— start of PROVIDED DATA —
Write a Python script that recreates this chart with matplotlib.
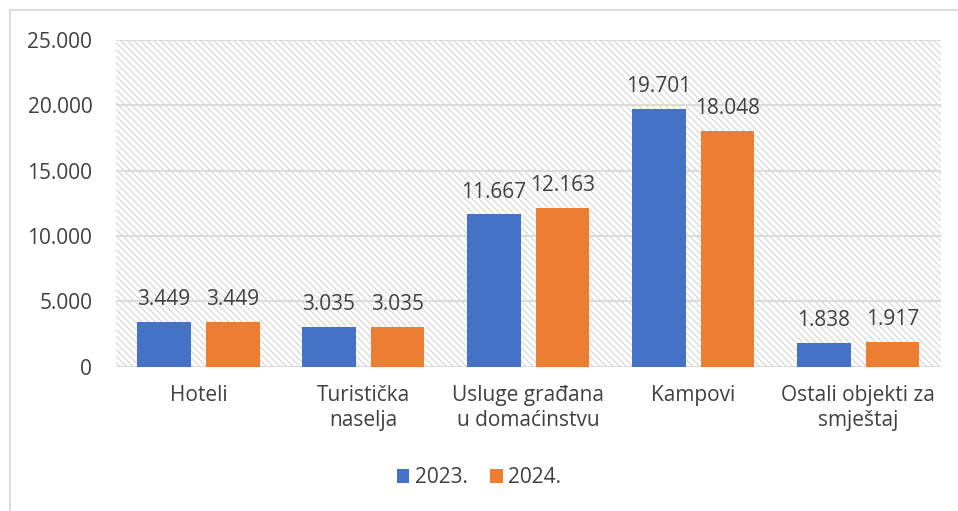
import numpy as np
import matplotlib.pyplot as plt
from matplotlib.patches import Rectangle
from matplotlib.lines import Line2D

categories = ['Hoteli', 'Turistička\nnaselja', 'Usluge građana\nu domaćinstvu', 'Kampovi', 'Ostali objekti za\nsmještaj']
v2023 = [3449, 3035, 11667, 19701, 1838]
v2024 = [3449, 3035, 12163, 18048, 1917]
series_names = ['2023.', '2024.']
yticks = [0, 5000, 10000, 15000, 20000, 25000]

plt.rcParams['font.family'] = ['Open Sans', 'DejaVu Sans']
plt.rcParams['hatch.color'] = '#d4d4d4'
plt.rcParams['hatch.linewidth'] = 0.8
txt = '#404040'
fs = 15

fig = plt.figure(figsize=(9.58, 5.11), dpi=100)
ax = fig.add_axes([0.121, 0.282, 0.861, 0.640])

x = np.arange(len(categories))
w = 0.325
off = 0.208

# hatched plot area
ax.add_patch(Rectangle((0, 0), 1, 1, transform=ax.transAxes, facecolor='white',
                       edgecolor='#d4d4d4', hatch='\\' * 5, linewidth=0, zorder=0))
for t in yticks:
    ax.axhline(t, color='#d9d9d9', linewidth=1.3, zorder=1)

b1 = ax.bar(x - off, v2023, w, color='#4472C4', zorder=3, label=series_names[0])
b2 = ax.bar(x + off, v2024, w, color='#ED7D31', zorder=3, label=series_names[1])

def fmt(v):
    return f'{v:,}'.replace(',', '.')

for bars, vals in ((b1, v2023), (b2, v2024)):
    for r, v in zip(bars, vals):
        ax.text(r.get_x() + r.get_width() / 2, v + 900, fmt(v), ha='center', va='bottom',
                fontsize=fs, color=txt, zorder=4)

ax.set_xlim(-0.5, len(categories) - 0.5)
ax.set_ylim(0, 25000)
ax.set_yticks(yticks)
ax.set_yticklabels([fmt(t) for t in yticks], fontsize=fs, color=txt)
ax.set_xticks(x)
ax.set_xticklabels(categories, fontsize=fs, color=txt, linespacing=1.25)
ax.tick_params(axis='y', length=0, pad=17)
ax.tick_params(axis='x', length=0, pad=13)
for s in ax.spines.values():
    s.set_visible(False)

fig.legend(handles=[b1, b2], labels=series_names, loc='center', bbox_to_anchor=(0.5, 0.065),
           ncol=2, frameon=False, fontsize=fs, handlelength=0.6, handleheight=0.6,
           handletextpad=0.25, columnspacing=1.1, labelcolor=txt)

# chart area border (left and top only visible)
fig.add_artist(Line2D([0.0105, 0.0105], [0, 0.981], transform=fig.transFigure,
                      color='#d9d9d9', linewidth=1.3))
fig.add_artist(Line2D([0.0105, 1.0], [0.981, 0.981], transform=fig.transFigure,
                      color='#d9d9d9', linewidth=1.3))

fig.savefig('out.png', dpi=100)
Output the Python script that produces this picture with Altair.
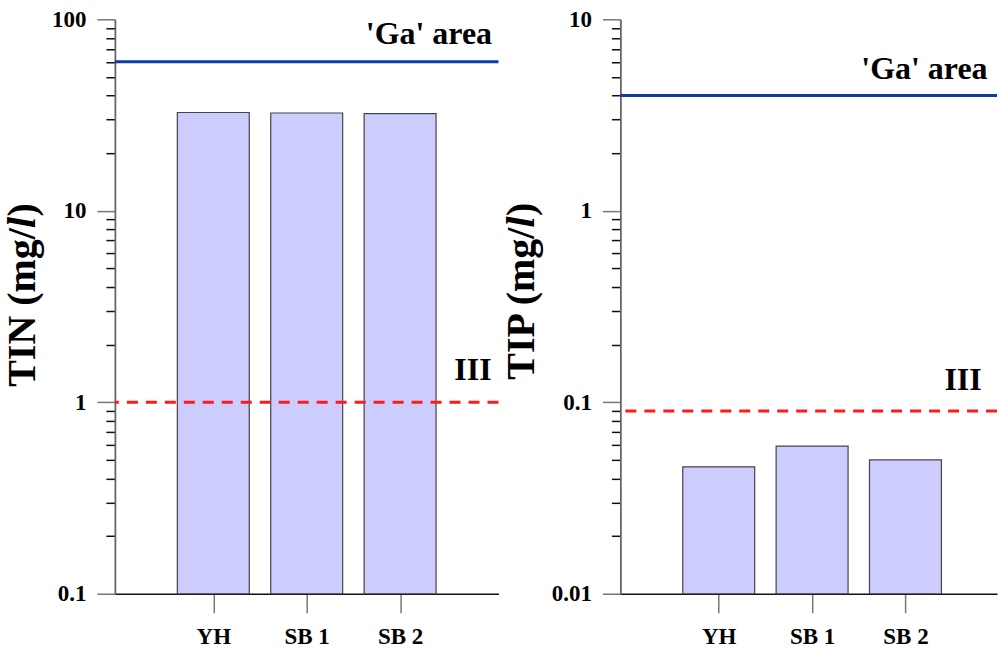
import altair as alt
import pandas as pd

# ---- data ----
sites = ["YH", "SB 1", "SB 2"]
site_pos = [1, 2, 3]
tin_values = [32.6, 32.4, 32.2]
tip_values = [0.046, 0.059, 0.050]
tin_ga, tin_iii = 60.0, 1.0
tip_ga, tip_iii = 4.0, 0.09
tin_domain = [0.1, 100]
tip_domain = [0.01, 10]
ga_label = "'Ga' area"
iii_label = "III"
tin_title = ["TIN (mg/", "l", ")"]
tip_title = ["TIP (mg/", "l", ")"]
mantissas = [1, 2, 3, 4, 5, 6, 7, 8, 9]
tin_ticks = [round(m * 10 ** e, 6) for e in [-1, 0, 1] for m in mantissas] + [100]
tip_ticks = [round(m * 10 ** e, 6) for e in [-2, -1, 0] for m in mantissas] + [10]

FONT = "Liberation Serif"
MAJOR = "abs(log(datum.value)/LN10 - round(log(datum.value)/LN10)) < 0.001"
label_list = "[''," + ",".join("'" + s + "'" for s in sites) + "]"


def title_piece(text, x, y, align, italic=False):
    return alt.Chart(pd.DataFrame({"t": [text]})).mark_text(
        angle=270, align=align, baseline="alphabetic", font=FONT, fontSize=40,
        fontWeight="bold", fontStyle="italic" if italic else "normal",
        color="black"
    ).encode(x=alt.value(x), y=alt.value(y), text="t:N")


def panel(values, ga, iii, domain, ticks, title, width, xmax, ga_x, iii_x,
          ga_dy, iii_dy, title_x, title_y):
    df = pd.DataFrame({"site": sites, "pos": site_pos, "value": values})
    y_scale = alt.Scale(type="log", domain=domain)
    x_scale = alt.Scale(domain=[0, xmax], nice=False, zero=False)
    yaxis = alt.Axis(
        values=ticks,
        labelExpr=f"{MAJOR} ? format(datum.value, '~g') : ''",
        labelOverlap=False,
        tickSize={"condition": {"test": MAJOR, "value": 18}, "value": 9},
        tickColor={"condition": {"test": MAJOR, "value": "#777777"}, "value": "#111111"},
        tickWidth=1.5,
        domainColor="#666666",
        domainWidth=1.8,
        labelPadding=11,
        title="".join(title),
        titlePadding=6,
        titleOpacity=0,
    )
    xaxis = alt.Axis(
        values=site_pos,
        labelExpr=f"{label_list}[datum.value]",
        tickSize=19,
        tickColor="#777777",
        tickWidth=1.5,
        domainColor="#111111",
        domainWidth=1.5,
        labelPadding=13,
        title=None,
    )
    bars = alt.Chart(df).mark_bar(
        size=72, color="#ccccff", stroke="#444444", strokeWidth=1.2
    ).encode(
        x=alt.X("pos:Q", scale=x_scale, axis=xaxis),
        y=alt.Y("value:Q", scale=y_scale, axis=yaxis),
        y2=alt.datum(domain[0]),
    )
    ref = pd.DataFrame({"value": [ga, iii], "kind": ["ga", "iii"]})
    ga_rule = alt.Chart(ref[ref.kind == "ga"]).mark_rule(
        color="#0b3ca6", strokeWidth=3
    ).encode(y=alt.Y("value:Q"))
    iii_rule = alt.Chart(ref[ref.kind == "iii"]).mark_rule(
        color="#ff1a1a", strokeWidth=3, strokeDash=[11, 8]
    ).encode(y=alt.Y("value:Q"))
    txt = pd.DataFrame({"value": [ga, iii], "label": [ga_label, iii_label],
                        "pos": [ga_x, iii_x]})
    ga_text = alt.Chart(txt.iloc[[0]]).mark_text(
        align="right", baseline="alphabetic", dy=ga_dy, font=FONT,
        fontSize=32, fontWeight="bold", color="black"
    ).encode(x=alt.X("pos:Q"), y=alt.Y("value:Q"), text="label:N")
    iii_text = alt.Chart(txt.iloc[[1]]).mark_text(
        align="right", baseline="alphabetic", dy=iii_dy, font=FONT,
        fontSize=32, fontWeight="bold", color="black"
    ).encode(x=alt.X("pos:Q"), y=alt.Y("value:Q"), text="label:N")
    t1 = title_piece(title[0], title_x, title_y, "right")
    t2 = title_piece(title[1], title_x, title_y, "left", italic=True)
    t3 = title_piece(title[2], title_x, title_y - 11.5, "left")
    return alt.layer(bars, ga_rule, iii_rule, ga_text, iii_text, t1, t2, t3).properties(
        width=width, height=575
    )


left = panel(tin_values, tin_ga, tin_iii, tin_domain, tin_ticks, tin_title,
             384, 4.0, 3.985, 3.98, -18, -22, -80, 209)
right = panel(tip_values, tip_ga, tip_iii, tip_domain, tip_ticks, tip_title,
              377, 377 / 96, 3.88, 3.817, -17, -21, -86, 208.5)

chart = alt.hconcat(left, right, spacing=2).properties(
    padding={"left": 3, "top": 8, "right": 0, "bottom": 0}
).configure_axis(
    labelFont=FONT, labelFontSize=23, labelFontWeight="bold", labelColor="black",
    titleFont=FONT, titleFontSize=40, titleFontWeight="bold", titleColor="black",
    grid=False,
).configure_view(stroke=None)

chart.save("out.html", embed_options={"renderer": "svg", "actions": False})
— end of PROVIDED DATA —
AIM
Determine how many lines in the listing above hold the string "matplotlib", then write only the number.

THE OUTPUT
4